Christen v. Ruhlman

22 La. Ann. 570 | La. | 1870

Howell, J.

Caspar Lusse, who was made garnishee in the first, and is plaintiff in injunction in the second of these two consolidated cases, ¡has appealed from a judgment decreeing the notarial act of sale of a grocery establishment and partnership interest from R. Ruhlman to .him, C. Lusse, on the twenty-seventh of March, 1869, to be null, and *571ordering the said parties to produce “the assets and property in which the interest of said Ruhlman was seized,” (specifically describing it,) to be sold under Christen’s execution against Ruhlman, “in order that the purchaser of said interest, at sheriff’s sale, may be put in joint possession thereof with said Lusse,” and, in default thereof, condemning Lusse to pay the judgment of Christen against Ruhlman, and also dissolving the injunction obtained by Lusse, with four hundred dollars damages against him and his surety, J. II. Wilson, who has also appealed.

We deem it unnecessary to express an opinion upon the right to and regularity of the attachment proceedings, as they seem to have been virtually waived by the subsequent seizure under the execution, and the right to make said seizure is raised in the injunction suit.

Lusse, plaintiff in injunction, alleges that he had purchased the interest of his partner, Ruhlman, in all the partnership property and business, prior to the attempted seizure by Christen, under an execution for an individual debt against Ruhlman, while Christen contends that the said sale was simulated and fraudulent.

The evidence satisfies us that there was a real sale, by one partner to another, of his interest in the partnership, prior to the institution of the suit of Christen v.

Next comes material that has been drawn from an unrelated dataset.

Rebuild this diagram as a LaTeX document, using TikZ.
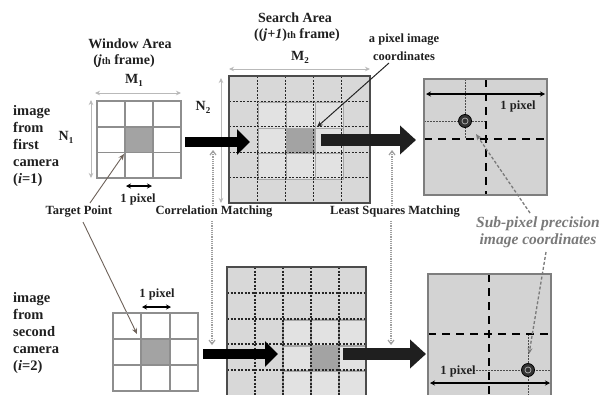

Ruhlman, which put an end to the partnership, and all the acts complained of by Christen might probably avail a creditor of the alleged partnership, but not an individual creditor of the partner who sold. - The partnership, in .this instance, was largely indebted to Lusse, who furnished all the capital, and was losing money. In buying out his partner, one-half of this indebtedness of the partnership to him was taken as a part of the price, and the balance thereof was paid in cash to the vendor, who was thereafter employed and paid as foreman of the establishment.

In all this we see nothing which partners are prohibited from doing, at least nothing of which an individual creditor of one of the partners can successfully complain. The fact that the old advertisement of the firm was continued in a newspaper after the publication of its dissolution in another, might make the retiring partner responsible to creditors dealing with the firm, but could not increase his liability to his individual creditors, whose rights upon the partnership property are subordinate to those of the partnership creditors. In this case, Lusse was a large creditor of the partnership, and the sale to him by his copartner of the latter’s interest, was not, in contemplation of law, giving him an unjust preference over an individual creditor of his said copartner. The partnership is distinct from the individuals forming it.

It is therefore ordered that the judgment appealed from be reversed, and that the injunction herein be perpetuated, with costs in both courts.

Mr. Chief Justice Ludeling and Mr. Justice Wyly absent.